Diary

Jonathan Greenberg,

       I just received the latest in what has become a series of phone calls from reporters writing articles on Rugrats. For those of you without small children, Rugrats is a cartoon on Nickelodeon about the adventures (“zany madcap antics”) of a group of infants who, when no adults are present, talk to each other. I worked on Rugrats for three seasons, helping to write and rewrite over a hundred episodes of the show.
       When the show began, people had hardly heard of Nickelodeon, and those who did know about Rugrats recognized it only as the program that followed Ren & Stimpy–a cartoon now mainly of interest to computer geeks and writers of crossword puzzles (“2-D chihuahua, 3 letters”). It wasn’t until several years after we had closed up shop in the badly lit, badly carpeted work area that served as an office for three writers and an assistant that I could even mention the show without a long explanation.
       But slowly the T-shirts and pajamas and cereal box promotions appeared.

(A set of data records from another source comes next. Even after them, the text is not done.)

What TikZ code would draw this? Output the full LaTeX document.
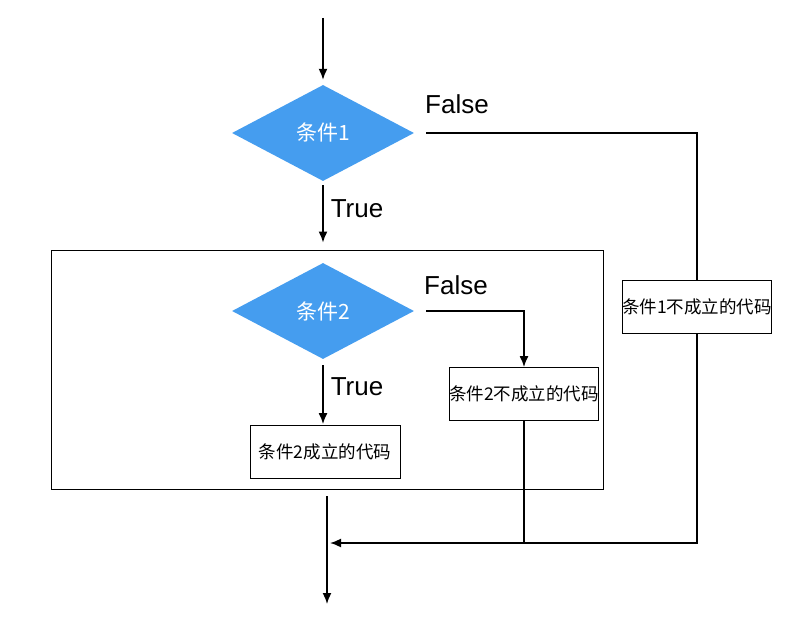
\documentclass[tikz,border=0pt]{standalone}
\usepackage{fontspec}
\setmainfont{Liberation Sans}
\newfontfamily\cjk{Noto Sans CJK SC}
\usetikzlibrary{arrows.meta,positioning,calc,shapes.geometric}
\definecolor{condblue}{HTML}{459DEF}

\begin{document}
\begin{tikzpicture}[x=1pt,y=-1pt,>={Latex[length=11pt,width=9pt]},
  cond/.style={diamond,fill=condblue,minimum width=182pt,minimum height=96pt,inner sep=0pt,text=white,font=\cjk\fontsize{21}{24}\selectfont},
  codebox/.style={draw,line width=0.8pt,minimum height=53pt,inner xsep=0pt,font=\cjk\fontsize{17.5}{20}\selectfont},
  flow/.style={line width=1.6pt},
  lbl/.style={font=\fontsize{26}{30}\selectfont,inner sep=0pt}]
\useasboundingbox (0,0) rectangle (805,620);

\node[cond] (c1) at (323,133) {条件1};
\node[cond] (c2) at (323,311) {条件2};
\node[codebox,minimum width=149pt] (n1) at (697,307) {条件1不成立的代码};
\node[codebox,minimum width=148pt] (n2) at (524,394) {条件2不成立的代码};
\node[codebox,minimum width=150pt] (y2) at (325,452) {条件2成立的代码};
\node[draw,line width=0.9pt,minimum width=552pt,minimum height=239pt] (blk) at (327,369.5) {};

\node[lbl] (f1) at (457,104) {False};
\node[lbl] (t1) at (357,209) {True};
\node[lbl] (f2) at (456,285) {False};
\node[lbl] (t2) at (357,387) {True};

\coordinate (in) at (323,18);
\coordinate (join) at (330,543);
\coordinate (out) at (327,604);

% condition 1
\draw[flow,->,shorten >=5pt] (in) -- (c1);
\draw[flow,->,shorten <=4pt,shorten >=7pt] (c1.south) -- (c1.south |- blk.north);
\draw[flow,shorten <=12pt] (c1.east) -| (n1.north);
\draw[flow,->] (n1.south) |- (join);

% condition 2
\draw[flow,->,shorten <=12pt] (c2.east) -| (n2.north);
\draw[flow,->,shorten <=6pt,shorten >=1pt] (c2.south) -- (c2.south |- y2.north);
\draw[flow] (n2.south) -- (n2.south |- join);

% exit
\draw[flow,->,shorten <=7pt] (blk.south) -- (out);
\end{tikzpicture}
\end{document}
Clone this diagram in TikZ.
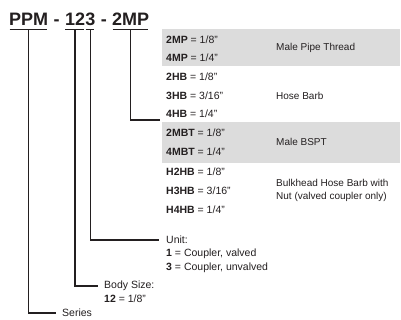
\documentclass[tikz,border=0pt]{standalone}
\usepackage{fontspec}
\setmainfont{Liberation Sans}
\usetikzlibrary{calc}
\definecolor{txt}{HTML}{231F20}
\definecolor{gbox}{HTML}{DCDCDC}
\begin{document}
\begin{tikzpicture}[x=1pt,y=-1pt,
  title/.style={font=\fontsize{18}{18}\selectfont\bfseries, text=txt, inner sep=0pt, anchor=base west},
  cell/.style={font=\fontsize{10.5}{12}\selectfont, text=txt, inner sep=0pt, anchor=west},
  desc/.style={font=\fontsize{10}{13}\selectfont, text=txt, inner sep=0pt, anchor=west, align=left},
  conn/.style={line width=1.4pt, draw=txt},
  graybox/.style={fill=gbox, draw=none, anchor=north west, inner sep=0pt, minimum width=238pt}]
\path[use as bounding box, fill=white] (0,0) rectangle (401,320);

% title
\node[title] (ppm) at (9,26) {PPM};
\node[title] (da) at (ppm.base east) {\ -\ \mbox{}};
\node[title] (n12) at (da.base east) {12};
\node[title] (n3) at (n12.base east) {3};
\node[title] (db) at (n3.base east) {\ -\ \mbox{}};
\node[title] (mp) at (db.base east) {2MP};

\foreach \X in {ppm,n12,n3,mp}{
  \draw[conn] ([xshift=0.5pt,yshift=-3.5pt]\X.base west) -- ([xshift=-1.5pt,yshift=-3.5pt]\X.base east);
  \coordinate (\X U) at ($([yshift=-3.5pt]\X.base west)!0.5!([yshift=-3.5pt]\X.base east)$);
}

% table background
\node[graybox, minimum height=37pt] (g1) at (162,29) {};
\node[graybox, minimum height=41pt] (g2) at (162,122) {};

% table rows
\node[cell] (r1) at (166,40) {\textbf{2MP} = 1/8"};
\node[cell] (r2) at (166,58) {\textbf{4MP} = 1/4"};
\node[cell] (r3) at (166,77) {\textbf{2HB} = 1/8"};
\node[cell] (r4) at (166,96) {\textbf{3HB} = 3/16"};
\node[cell] (r5) at (166,114) {\textbf{4HB} = 1/4"};
\node[cell] (r6) at (166,133) {\textbf{2MBT} = 1/8"};
\node[cell] (r7) at (166,152) {\textbf{4MBT} = 1/4"};
\node[cell] (r8) at (166,172) {\textbf{H2HB} = 1/8"};
\node[cell] (r9) at (166,191) {\textbf{H3HB} = 3/16"};
\node[cell] (r10) at (166,210) {\textbf{H4HB} = 1/4"};

\node[desc] (d1) at (276,48) {Male Pipe Thread};
\node[desc] (d2) at (276,96) {Hose Barb};
\node[desc] (d3) at (276,142) {Male BSPT};
\node[desc] (d4) at (276,190) {Bulkhead Hose Barb with\\Nut (valved coupler only)};

% unit
\node[cell] (unit) at (166,240) {Unit:};
\node[cell] (unit1) at (166,254) {\textbf{1} = Coupler, valved};
\node[cell] (unit3) at (166,268) {\textbf{3} = Coupler, unvalved};

% body size
\node[cell] (body) at (104,286) {Body Size:};
\node[cell] (body2) at (104,299) {\textbf{12} = 1/8"};

% series
\node[cell] (series) at (62,313) {Series};

% connectors
\draw[conn] (ppmU) |- ([xshift=-6pt]series.west);
\draw[conn] (n12U) |- ([xshift=-6pt]body.west);
\draw[conn] (n3U) |- ([xshift=-7pt]unit.west);
\draw[conn] (mpU) |- ([xshift=-2pt,yshift=2pt]g2.north west);
\end{tikzpicture}
\end{document}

The popularity of the show grew at a painstaking pace, but years later, it has spawned not only a forthcoming feature film (which I had nothing to do with, so don’t consider this a plug), but also that most grotesque of mass culture phenomena, a live stage show. Actors (admittedly, desperate ones) actually don Tommy and Chuckie costumes, like mascots at a college football game, and sweat their way through what must be a sort of unwitting parody of cartoon dialogue, which, by the way, already sounds a bit stale to my jaded ear.

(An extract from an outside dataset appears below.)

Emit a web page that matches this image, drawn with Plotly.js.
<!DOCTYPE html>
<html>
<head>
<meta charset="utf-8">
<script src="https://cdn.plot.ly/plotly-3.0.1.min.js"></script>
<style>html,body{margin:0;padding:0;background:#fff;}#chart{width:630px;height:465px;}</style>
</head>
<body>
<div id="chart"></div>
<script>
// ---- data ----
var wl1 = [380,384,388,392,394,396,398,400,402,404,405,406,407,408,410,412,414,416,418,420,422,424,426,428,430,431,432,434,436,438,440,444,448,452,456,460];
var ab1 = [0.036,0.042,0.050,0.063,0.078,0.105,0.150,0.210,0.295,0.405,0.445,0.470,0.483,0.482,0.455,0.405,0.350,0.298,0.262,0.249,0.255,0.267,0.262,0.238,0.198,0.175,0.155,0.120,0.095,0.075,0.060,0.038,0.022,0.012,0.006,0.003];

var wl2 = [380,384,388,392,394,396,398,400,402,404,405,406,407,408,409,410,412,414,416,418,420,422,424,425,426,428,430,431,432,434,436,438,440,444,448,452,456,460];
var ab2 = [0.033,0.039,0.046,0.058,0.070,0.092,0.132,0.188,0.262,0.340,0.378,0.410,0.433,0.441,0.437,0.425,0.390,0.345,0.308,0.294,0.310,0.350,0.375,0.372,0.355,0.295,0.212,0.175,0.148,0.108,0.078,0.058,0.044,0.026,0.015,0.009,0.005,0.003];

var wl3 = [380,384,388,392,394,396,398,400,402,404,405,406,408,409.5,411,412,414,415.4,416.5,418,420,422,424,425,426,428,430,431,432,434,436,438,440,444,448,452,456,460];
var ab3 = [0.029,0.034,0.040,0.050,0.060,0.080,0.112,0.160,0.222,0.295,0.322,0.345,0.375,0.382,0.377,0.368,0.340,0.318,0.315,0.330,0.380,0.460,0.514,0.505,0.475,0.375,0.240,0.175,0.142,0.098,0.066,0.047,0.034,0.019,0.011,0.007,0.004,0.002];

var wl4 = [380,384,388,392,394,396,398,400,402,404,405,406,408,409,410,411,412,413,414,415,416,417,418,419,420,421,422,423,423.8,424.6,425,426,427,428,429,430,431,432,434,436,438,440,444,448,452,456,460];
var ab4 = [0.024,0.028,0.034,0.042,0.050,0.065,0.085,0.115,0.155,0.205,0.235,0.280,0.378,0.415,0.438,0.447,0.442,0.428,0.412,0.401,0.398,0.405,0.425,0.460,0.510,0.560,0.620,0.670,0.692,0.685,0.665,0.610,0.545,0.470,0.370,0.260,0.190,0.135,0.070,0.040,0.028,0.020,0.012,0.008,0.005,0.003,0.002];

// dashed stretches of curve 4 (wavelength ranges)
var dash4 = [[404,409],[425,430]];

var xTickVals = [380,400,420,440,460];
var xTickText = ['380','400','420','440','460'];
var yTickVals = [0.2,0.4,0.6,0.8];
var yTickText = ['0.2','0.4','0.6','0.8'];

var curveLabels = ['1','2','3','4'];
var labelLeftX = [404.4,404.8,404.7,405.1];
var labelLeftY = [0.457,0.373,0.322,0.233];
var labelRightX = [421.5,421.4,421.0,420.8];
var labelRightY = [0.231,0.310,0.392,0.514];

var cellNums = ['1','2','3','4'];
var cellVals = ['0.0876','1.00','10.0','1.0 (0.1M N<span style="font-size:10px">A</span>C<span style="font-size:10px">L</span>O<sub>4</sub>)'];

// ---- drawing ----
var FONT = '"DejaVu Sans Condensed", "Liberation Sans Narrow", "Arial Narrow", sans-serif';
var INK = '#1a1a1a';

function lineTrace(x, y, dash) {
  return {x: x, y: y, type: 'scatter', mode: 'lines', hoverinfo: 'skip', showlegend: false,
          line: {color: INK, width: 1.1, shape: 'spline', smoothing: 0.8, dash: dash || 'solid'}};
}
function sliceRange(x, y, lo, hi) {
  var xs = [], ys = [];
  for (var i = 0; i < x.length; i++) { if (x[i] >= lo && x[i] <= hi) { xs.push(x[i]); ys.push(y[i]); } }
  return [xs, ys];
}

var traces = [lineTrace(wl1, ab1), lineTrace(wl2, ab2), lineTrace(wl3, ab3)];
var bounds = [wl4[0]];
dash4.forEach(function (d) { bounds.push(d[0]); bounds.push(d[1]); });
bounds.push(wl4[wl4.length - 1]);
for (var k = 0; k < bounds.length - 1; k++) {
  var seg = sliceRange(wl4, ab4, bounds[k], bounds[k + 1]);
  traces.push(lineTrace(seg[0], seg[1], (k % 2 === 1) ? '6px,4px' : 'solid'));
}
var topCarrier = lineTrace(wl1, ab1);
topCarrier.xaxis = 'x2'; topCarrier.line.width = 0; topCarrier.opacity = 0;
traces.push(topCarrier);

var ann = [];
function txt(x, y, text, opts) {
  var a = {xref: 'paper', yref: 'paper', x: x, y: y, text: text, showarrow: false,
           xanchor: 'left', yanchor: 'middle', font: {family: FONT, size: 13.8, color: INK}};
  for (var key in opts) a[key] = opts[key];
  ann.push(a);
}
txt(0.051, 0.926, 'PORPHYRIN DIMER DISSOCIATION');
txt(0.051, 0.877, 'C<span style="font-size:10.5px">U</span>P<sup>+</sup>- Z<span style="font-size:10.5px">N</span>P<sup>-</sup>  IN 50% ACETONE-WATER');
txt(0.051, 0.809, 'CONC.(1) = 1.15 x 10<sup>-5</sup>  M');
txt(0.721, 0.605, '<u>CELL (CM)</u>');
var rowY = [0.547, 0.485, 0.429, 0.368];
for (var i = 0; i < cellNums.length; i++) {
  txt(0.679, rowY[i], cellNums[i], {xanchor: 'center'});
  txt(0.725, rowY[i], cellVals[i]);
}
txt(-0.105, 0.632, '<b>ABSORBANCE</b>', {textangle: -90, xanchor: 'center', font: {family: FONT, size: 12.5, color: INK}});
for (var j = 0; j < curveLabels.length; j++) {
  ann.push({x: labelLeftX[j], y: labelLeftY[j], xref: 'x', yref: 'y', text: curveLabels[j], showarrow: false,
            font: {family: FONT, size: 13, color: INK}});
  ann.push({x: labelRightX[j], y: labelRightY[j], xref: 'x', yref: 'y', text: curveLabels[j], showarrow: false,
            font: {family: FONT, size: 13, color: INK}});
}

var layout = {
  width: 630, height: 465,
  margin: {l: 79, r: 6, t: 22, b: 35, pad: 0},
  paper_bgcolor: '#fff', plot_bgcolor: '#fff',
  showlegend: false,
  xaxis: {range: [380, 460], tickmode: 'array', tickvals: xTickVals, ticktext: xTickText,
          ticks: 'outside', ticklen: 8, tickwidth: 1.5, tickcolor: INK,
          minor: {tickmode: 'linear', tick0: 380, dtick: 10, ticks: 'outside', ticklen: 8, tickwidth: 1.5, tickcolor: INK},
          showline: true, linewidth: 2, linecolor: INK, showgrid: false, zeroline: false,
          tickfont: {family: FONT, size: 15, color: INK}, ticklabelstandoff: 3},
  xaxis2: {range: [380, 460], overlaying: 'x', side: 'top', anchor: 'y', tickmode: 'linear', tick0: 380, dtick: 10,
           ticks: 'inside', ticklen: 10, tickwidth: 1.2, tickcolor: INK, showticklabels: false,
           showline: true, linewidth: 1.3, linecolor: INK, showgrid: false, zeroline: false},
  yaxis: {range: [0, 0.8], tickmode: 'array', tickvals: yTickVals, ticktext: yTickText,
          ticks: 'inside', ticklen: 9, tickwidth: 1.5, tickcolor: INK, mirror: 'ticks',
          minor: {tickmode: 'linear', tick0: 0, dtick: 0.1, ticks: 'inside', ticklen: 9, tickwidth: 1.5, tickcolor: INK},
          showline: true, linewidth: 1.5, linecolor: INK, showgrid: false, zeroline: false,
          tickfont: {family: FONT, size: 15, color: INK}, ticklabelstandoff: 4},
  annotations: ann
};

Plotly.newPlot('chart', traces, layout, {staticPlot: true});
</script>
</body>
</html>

       (Nickelodeon will kill me if they read this.)
       So now I’m getting asked what constitutes a wholesome children’s TV show. It takes all my willpower to resist the urge to masquerade as an expert on child psychology. Nowadays we’re so desperate for neatly packaged moral wisdom–though I suppose we’ve always been so–that we consider writers for a competently scripted, gun-free kids’ show to be repositories of “values.” (To be fair: The reporter I just spoke to seemed pretty free of such notions.)
       And once you’re asked for wisdom, it’s difficult not to produce it. Even right now it’s hard for me not to start dispensing advice on raising children: Always listen; don’t talk down; respect their needs; etc., etc. Bear in mind, I DO NOT HAVE CHILDREN. I’ve been married three weeks. When I wrote Rugrats I was a snot-nosed kid right out of college. Why would any self-respecting parent want to know what I think about teaching values to children?
       Endnote: In case you need further evidence that something weird is happening in our Bill Bennett-ridden culture, Nickelodeon ran an ad in the New York Times yesterday plugging, under the guise of education, an hourlong special “for parents and children” about how to talk to your kids about impeachment, fellatio, and the proper uses of tobacco products. (Now Nickelodeon’s really going to kill me.)